Epa095 4 days ago | parent [-]

It could, at least temporarily. But there is no reason to belive it won't stabilise again.

Increased demand without increased production will increase prices. But then producers will follow, and production will increase, and prices will stabilise.

Increased tax on the rich and distributing it to poor moves a tiny bit of the combined 'voting power' we have over production as consumers to the poor, so there will be slightly less luxury cars produced and slight more food.

conductr 4 days ago | parent | next [-]

Stabilizing means we’ve done this whole thing for nothing.

Epa095 4 days ago | parent [-]

No, because more poor people get to eat, which is a good thing.

hasnd 4 days ago | parent | prev [-]

If they could produce more they already would.

The only way of fixing this is decreasing demand by reducing the population numbers.

Epa095 4 days ago | parent [-]

Why would they produce more if they could?

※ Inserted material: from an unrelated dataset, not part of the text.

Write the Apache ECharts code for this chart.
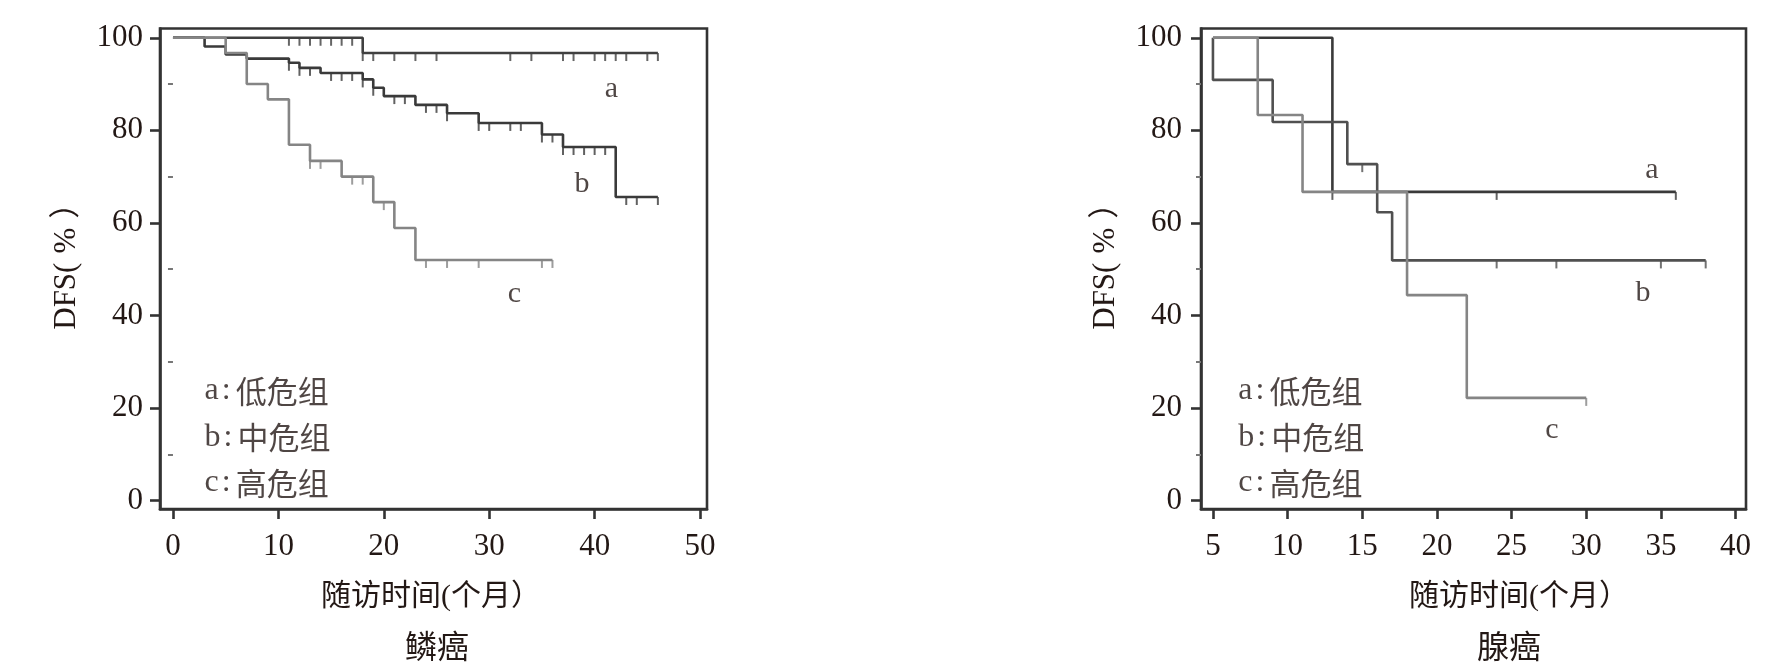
<!DOCTYPE html>
<html><head><meta charset="utf-8">
<script src="https://cdn.jsdelivr.net/npm/echarts@6/dist/echarts.min.js"></script>
<style>html,body{margin:0;padding:0;background:#fff}#c{width:1789px;height:671px}</style>
</head><body><div id="c"></div>
<script>
// ---- data ----
const xTicksSq = [0, 10, 20, 30, 40, 50];
const xTicksAd = [5, 10, 15, 20, 25, 30, 35, 40];
const yTicks = [0, 20, 40, 60, 80, 100];
const yMinor = [10, 30, 50, 70, 90];

// 鳞癌 (squamous) Kaplan-Meier steps [month, DFS%]
const sqA = [[0,100],[18,96.7],[46,96.7]];
const sqB = [[0,100],[3,98.1],[5,96.4],[7,95.5],[11,94.6],[12,93.5],[14,92.4],[18,91.0],[19,89.2],[20,87.4],[23,85.5],[26,83.7],[29,81.6],[35,79.1],[37,76.4],[42,65.6],[46,65.6]];
const sqC = [[0,100],[5,96.7],[7,90.0],[9,86.7],[11,76.9],[13,73.4],[16,70.0],[19,64.5],[21,58.9],[23,52.0],[36,52.0]];
const sqACens = [11,12,13,14,15,16,17,18,19,21,23,25,32,34,37,38,40,41,42,43,45,46];
const sqBCens = [11,12,13,15,16,17,18,19,21,22,24,25,26,29,30,32,33,35,36,37,38,39,40,41,43,44,46];
const sqCCens = [13,14,17,18,20,24,26,29,35,36];

// 腺癌 (adenocarcinoma)
const adA = [[5,100],[13,66.7],[36,66.7]];
const adB = [[5,100],[5,90.9],[9,81.8],[14,72.7],[16,62.3],[17,51.9],[38,51.9]];
const adC = [[5,100],[8,83.3],[11,66.7],[18,44.4],[22,22.2],[30,22.2]];
const adACens = [13,24,36];
const adBCens = [15,24,28,35,38];
const adCCens = [30];

const groupLetters = ['a','b','c'];
const groupNames = ['低危组','中危组','高危组'];
const sqLetterPos = [[41.6,89.0],[38.8,68.4],[32.4,44.7]];
const adLetterPos = [[34.4,71.3],[33.8,44.8],[27.7,15.2]];
const sqLegendPos = [[3.0,23.7],[3.0,13.7],[3.0,3.8]];
const adLegendPos = [[6.7,23.7],[6.7,13.7],[6.7,3.8]];

// ---- helpers ----
const FONT = "'Liberation Serif','Noto Sans CJK SC',serif";
const TXT = '#231815';
const AX = '#333333';
function stepVal(curve, t){ let v = curve[0][1]; for (const p of curve){ if (p[0] <= t) v = p[1]; } return v; }
function cens(curve, times){ return times.map(t => [t, stepVal(curve, t)]); }

function lineS(data, color, gi, z){
  return {type:'line', xAxisIndex:gi, yAxisIndex:gi*2, data, step:'end', showSymbol:false, silent:true,
    lineStyle:{color, width:2.6}, itemStyle:{color}, z};
}
function tickS(data, color, gi, z){
  return {type:'scatter', xAxisIndex:gi, yAxisIndex:gi*2, data, symbol:'rect', symbolSize:[2,8],
    symbolOffset:[0,'50%'], itemStyle:{color}, silent:true, z};
}
function letterS(pos, gi){
  return {type:'scatter', xAxisIndex:gi, yAxisIndex:gi*2, symbolSize:0, silent:true, z:10,
    data: pos.map((p,i)=>({value:p, label:{formatter:groupLetters[i]}})),
    label:{show:true, position:'inside', align:'center', verticalAlign:'middle', fontFamily:FONT, fontSize:30, color:TXT}};
}
function legendS(pos, gi){
  return {type:'scatter', xAxisIndex:gi, yAxisIndex:gi*2, symbolSize:0, silent:true, z:10,
    data: pos.map((p,i)=>({value:p, label:{formatter:'{l|'+groupLetters[i]+'}{s|:}{c|'+groupNames[i]+'}'}})),
    label:{show:true, position:'inside', align:'left', verticalAlign:'middle', color:TXT,
      rich:{
        l:{fontFamily:FONT, fontSize:32, color:TXT},
        s:{fontFamily:FONT, fontSize:32, color:TXT, padding:[0,5,0,3]},
        c:{fontFamily:"'Noto Sans CJK SC',serif", fontSize:31, color:TXT}
      }}};
}
function xAx(gi, min, max, ticks){
  return {type:'value', gridIndex:gi, min, max,
    axisLine:{show:true, onZero:false, lineStyle:{color:AX, width:2.6}},
    axisTick:{show:true, customValues:ticks, length:10, lineStyle:{color:AX, width:2.6}},
    axisLabel:{customValues:ticks, margin:22, fontFamily:FONT, fontSize:31, color:TXT},
    splitLine:{show:false}};
}
function yAx(gi, gap, margin){
  return [{type:'value', gridIndex:gi, min:-1.8, max:102, position:'left',
    axisLine:{show:true, onZero:false, lineStyle:{color:AX, width:2.6}},
    axisTick:{show:true, customValues:yTicks, length:10, lineStyle:{color:AX, width:2.6}},
    axisLabel:{customValues:yTicks, margin, fontFamily:FONT, fontSize:31, color:TXT},
    splitLine:{show:false},
    name:'{t|DFS(}{p|%}{t|）}', nameLocation:'middle', nameRotate:90, nameGap:gap,
    nameTextStyle:{color:TXT, padding:[0,0,0,20], rich:{
      t:{fontFamily:FONT, fontSize:31, color:TXT},
      p:{fontFamily:FONT, fontSize:31, color:TXT, padding:[0,9,0,9]}}}},
   {type:'value', gridIndex:gi, min:-1.8, max:102, position:'left', offset:0,
    axisLine:{show:false}, axisLabel:{show:false}, splitLine:{show:false},
    axisTick:{show:true, customValues:yMinor, length:5, lineStyle:{color:'#777', width:2}}}];
}
function txt(x, y, text, size){
  return {type:'text', x, y, silent:true, style:{text, font:size+'px '+FONT, fill:TXT, align:'center', verticalAlign:'middle'}};
}

const chart = echarts.init(document.getElementById('c'));
chart.setOption({
  backgroundColor:'#fff',
  animation:false,
  grid:[
    {left:160, top:28.5, width:547, height:480.5, show:true, borderColor:AX, borderWidth:2.6, backgroundColor:'transparent'},
    {left:1201, top:28.5, width:545, height:480.5, show:true, borderColor:AX, borderWidth:2.6, backgroundColor:'transparent'}
  ],
  xAxis:[xAx(0,-1.23,50.66,xTicksSq), xAx(1,4.2,40.7,xTicksAd)],
  yAxis:[...yAx(0,78,17), ...yAx(1,80,19)],
  graphic:[
    txt(431, 597, '随访时间(个月）', 30),
    txt(1519, 597, '随访时间(个月）', 30),
    txt(437, 650, '鳞癌', 32),
    txt(1509, 650, '腺癌', 32)
  ],
  series:[
    lineS(sqA,'#404040',0,3), lineS(sqB,'#3a3a3a',0,4), lineS(sqC,'#858585',0,5),
    tickS(cens(sqA,sqACens),'#404040',0,3), tickS(cens(sqB,sqBCens),'#3a3a3a',0,4), tickS(cens(sqC,sqCCens),'#858585',0,5),
    letterS(sqLetterPos, 0), legendS(sqLegendPos, 0),
    lineS(adA,'#3a3a3a',1,3), lineS(adB,'#505050',1,4), lineS(adC,'#858585',1,5),
    tickS(cens(adA,adACens),'#3a3a3a',1,3), tickS(cens(adB,adBCens),'#505050',1,4), tickS(cens(adC,adCCens),'#858585',1,5),
    letterS(adLetterPos, 1), legendS(adLegendPos, 1)
  ]
});
</script></body></html>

It must meet the demand at the current price point. More money goes to poor people, more demand for food at the current price. That will increase the price, which will increase production. Short term the price might go up a lot, but then new production will come online, and the prices will fall back to today+delta.

franktankbank 4 days ago | parent | prev [-]

It does. I'm not competing with billionaires for my bananas. A billionaire doesn't eat 10^6 times more bananas than me.